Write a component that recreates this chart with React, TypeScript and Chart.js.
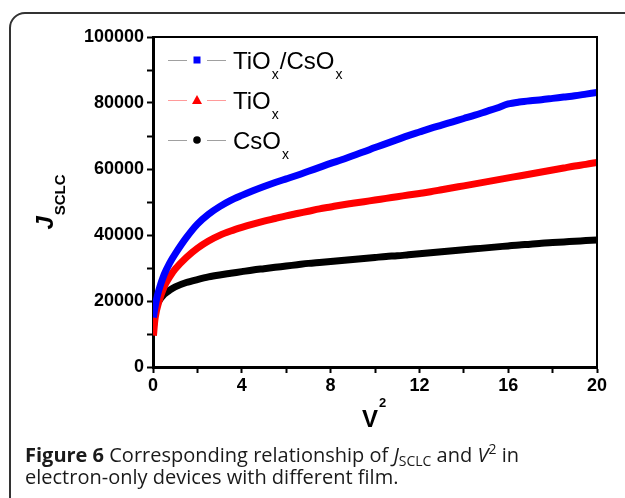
import React, { useEffect, useRef } from "react";
import { Chart, registerables } from "chart.js";

Chart.register(...registerables);

const vSquared = [0.02, 0.1, 0.25, 0.5, 0.75, 1, 1.5, 2, 2.5, 3, 3.5, 4, 4.5, 5, 5.5, 6, 6.5, 7, 7.5, 8, 8.5, 9, 9.5, 10, 10.5, 11, 11.5, 12, 12.5, 13, 13.5, 14, 14.5, 15, 15.5, 16, 16.5, 17, 17.5, 18, 18.5, 19, 19.5, 20];

const tioCso = [15000, 18500, 23000, 28000, 31500, 34300, 39200, 43300, 46300, 48600, 50500, 52000, 53400, 54700, 55900, 57000, 58100, 59300, 60500, 61700, 62800, 64000, 65200, 66500, 67700, 68900, 70100, 71200, 72300, 73300, 74300, 75300, 76300, 77400, 78500, 79700, 80300, 80700, 81000, 81400, 81800, 82200, 82700, 83200];

const tio = [9500, 15000, 19500, 24300, 27300, 29700, 33200, 36000, 38200, 39900, 41200, 42300, 43300, 44200, 45000, 45800, 46500, 47200, 47900, 48500, 49100, 49600, 50100, 50600, 51100, 51600, 52100, 52600, 53100, 53700, 54300, 54900, 55500, 56100, 56700, 57300, 57900, 58500, 59100, 59700, 60300, 60900, 61400, 62000];

const cso = [12000, 17000, 19800, 22000, 23300, 24300, 25600, 26500, 27300, 27900, 28400, 28900, 29400, 29800, 30200, 30600, 31000, 31400, 31700, 32000, 32300, 32600, 32900, 33200, 33500, 33700, 34000, 34300, 34600, 34900, 35200, 35500, 35800, 36100, 36400, 36700, 37000, 37200, 37500, 37700, 37900, 38100, 38300, 38500];

const seriesNames = ["TiOx/CsOx", "TiOx", "CsOx"];
const seriesColors = ["#0000ff", "#ff0000", "#000000"];
const legendLineColors = ["#a0a0a0", "#ff9a9a", "#a0a0a0"];
const legendMarkers = ["rect", "triangle", "circle"];
// legend text parts: [text, isSubscript]
const legendParts: [string, boolean][][] = [
  [["TiO", false], ["x", true], ["/CsO", false], ["x", true]],
  [["TiO", false], ["x", true]],
  [["CsO", false], ["x", true]],
];

const xTickValues = { min: 0, max: 20, step: 2, labelEvery: 4 };
const yTickValues = { min: 0, max: 100000, step: 10000, labelEvery: 20000 };

const FONT = "'Liberation Sans', Arial, sans-serif";

const overlayPlugin = {
  id: "overlay",
  afterDraw(chart: any) {
    const ctx = chart.ctx;
    const a = chart.chartArea;
    ctx.save();
    // top & right frame
    ctx.strokeStyle = "#000";
    ctx.lineWidth = 2;
    ctx.beginPath();
    ctx.moveTo(a.left, a.top);
    ctx.lineTo(a.right, a.top);
    ctx.lineTo(a.right, a.bottom);
    ctx.stroke();

    // legend
    const rowY = [60, 100, 140];
    for (let i = 0; i < 3; i++) {
      const y = rowY[i];
      ctx.strokeStyle = legendLineColors[i];
      ctx.lineWidth = 1;
      ctx.beginPath();
      ctx.moveTo(168, y + 0.5);
      ctx.lineTo(187, y + 0.5);
      ctx.moveTo(207, y + 0.5);
      ctx.lineTo(226, y + 0.5);
      ctx.stroke();
      ctx.fillStyle = seriesColors[i];
      const mx = 197;
      if (legendMarkers[i] === "rect") {
        ctx.fillRect(mx - 3.5, y - 3.5, 7, 7);
      } else if (legendMarkers[i] === "triangle") {
        ctx.beginPath();
        ctx.moveTo(mx, y - 5);
        ctx.lineTo(mx + 5, y + 4);
        ctx.lineTo(mx - 5, y + 4);
        ctx.closePath();
        ctx.fill();
      } else {
        ctx.beginPath();
        ctx.arc(mx, y, 3.8, 0, Math.PI * 2);
        ctx.fill();
      }
      let tx = 233;
      ctx.fillStyle = "#000";
      ctx.textBaseline = "alphabetic";
      ctx.textAlign = "left";
      for (const [t, sub] of legendParts[i]) {
        if (sub) {
          ctx.font = `14px ${FONT}`;
          ctx.fillText(t, tx + 1, y + 19);
          tx += ctx.measureText(t).width + 2;
        } else {
          ctx.font = `24px ${FONT}`;
          ctx.fillText(t, tx, y + 9);
          tx += ctx.measureText(t).width;
        }
      }
    }

    // x axis title V^2
    ctx.fillStyle = "#000";
    ctx.font = `bold 24px ${FONT}`;
    ctx.textAlign = "left";
    ctx.fillText("V", 362, 427);
    const vw = ctx.measureText("V").width;
    ctx.font = `bold 13px ${FONT}`;
    ctx.fillText("2", 362 + vw + 1, 407);

    // y axis title J_SCLC
    ctx.save();
    ctx.translate(53, 202);
    ctx.rotate(-Math.PI / 2);
    ctx.font = `bold italic 24px ${FONT}`;
    const jw = ctx.measureText("J").width;
    ctx.font = `bold 15px ${FONT}`;
    const sw = ctx.measureText("SCLC").width;
    const start = -(jw + sw + 1) / 2;
    ctx.font = `bold italic 24px ${FONT}`;
    ctx.fillText("J", start, 0);
    ctx.font = `bold 15px ${FONT}`;
    ctx.fillText("SCLC", start + jw + 1, 12);
    ctx.restore();

    ctx.restore();
  },
};

export default function App() {
  const ref = useRef<HTMLCanvasElement | null>(null);
  useEffect(() => {
    if (!ref.current) return;
    const mk = (vals: number[]) => vSquared.map((x, i) => ({ x, y: vals[i] }));
    const all = [tioCso, tio, cso];
    const chart = new Chart(ref.current, {
      type: "line",
      data: {
        datasets: all.map((vals, i) => ({
          label: seriesNames[i],
          data: mk(vals),
          borderColor: seriesColors[i],
          backgroundColor: seriesColors[i],
          borderWidth: 7,
          pointRadius: 0,
          tension: 0.3,
          fill: false,
        })),
      },
      options: {
        responsive: false,
        animation: false,
        layout: { padding: { top: 37, right: 28, left: 0, bottom: 0 } },
        plugins: { legend: { display: false }, tooltip: { enabled: false } },
        scales: {
          x: {
            type: "linear",
            min: xTickValues.min,
            max: xTickValues.max,
            afterFit: (s: any) => { s.height = 131; },
            border: { display: true, color: "#000", width: 3 },
            grid: { drawOnChartArea: false, drawTicks: true, tickLength: 6, tickWidth: 2, tickColor: "#000" },
            ticks: {
              stepSize: xTickValues.step,
              padding: 2,
              color: "#000",
              font: { family: FONT, size: 18, weight: "bold" },
              maxRotation: 0,
              autoSkip: false,
              callback: (v: any) => (Number(v) % xTickValues.labelEvery === 0 ? String(v) : ""),
            },
          },
          y: {
            type: "linear",
            min: yTickValues.min,
            max: yTickValues.max,
            afterFit: (s: any) => { s.width = 153; },
            border: { display: true, color: "#000", width: 3 },
            grid: { drawOnChartArea: false, drawTicks: true, tickLength: 6, tickWidth: 2, tickColor: "#000" },
            ticks: {
              stepSize: yTickValues.step,
              padding: 3,
              color: "#000",
              font: { family: FONT, size: 18, weight: "bold" },
              autoSkip: false,
              callback: (v: any) => (Number(v) % yTickValues.labelEvery === 0 ? String(v) : ""),
            },
          },
        },
      } as any,
      plugins: [overlayPlugin],
    });
    return () => chart.destroy();
  }, []);

  const subStyle: React.CSSProperties = { fontSize: 14, position: "relative", top: 4, lineHeight: 0 };
  const supStyle: React.CSSProperties = { fontSize: 14, position: "relative", top: -8, lineHeight: 0 };

  return (
    <div style={{ position: "fixed", left: 0, top: 0, width: 625, height: 498, overflow: "hidden", background: "#fff" }}>
      <div
        style={{
          position: "absolute",
          left: 9,
          top: 12,
          width: 700,
          height: 600,
          border: "2px solid #333",
          borderRadius: 16,
          boxSizing: "border-box",
        }}
      />
      <canvas ref={ref} width={625} height={498} style={{ position: "absolute", left: 0, top: 0, width: 625, height: 498 }} />
      <div
        style={{
          position: "absolute",
          left: 25,
          top: 444,
          fontFamily: "'Open Sans', sans-serif",
          fontSize: 20,
          lineHeight: "22px",
          color: "#1a1a1a",
          whiteSpace: "nowrap",
        }}
      >
        <b>Figure 6</b> Corresponding relationship of <i>J</i>
        <span style={subStyle}>SCLC</span> and <i>V</i>
        <span style={supStyle}>2</span> in
        <br />
        electron-only devices with different film.
      </div>
    </div>
  );
}
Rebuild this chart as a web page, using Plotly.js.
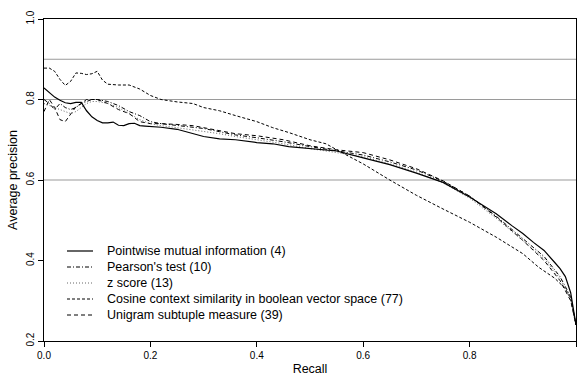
________
_Do this:_
Restate word for word only the lines from where the entries begin through the one with "82200, 82700, 83200];"; omit the pictures.

_Full response:_
Write a component that recreates this chart with React, TypeScript and Chart.js.
import React, { useEffect, useRef } from "react";
import { Chart, registerables } from "chart.js";

Chart.register(...registerables);

const vSquared = [0.02, 0.1, 0.25, 0.5, 0.75, 1, 1.5, 2, 2.5, 3, 3.5, 4, 4.5, 5, 5.5, 6, 6.5, 7, 7.5, 8, 8.5, 9, 9.5, 10, 10.5, 11, 11.5, 12, 12.5, 13, 13.5, 14, 14.5, 15, 15.5, 16, 16.5, 17, 17.5, 18, 18.5, 19, 19.5, 20];

const tioCso = [15000, 18500, 23000, 28000, 31500, 34300, 39200, 43300, 46300, 48600, 50500, 52000, 53400, 54700, 55900, 57000, 58100, 59300, 60500, 61700, 62800, 64000, 65200, 66500, 67700, 68900, 70100, 71200, 72300, 73300, 74300, 75300, 76300, 77400, 78500, 79700, 80300, 80700, 81000, 81400, 81800, 82200, 82700, 83200];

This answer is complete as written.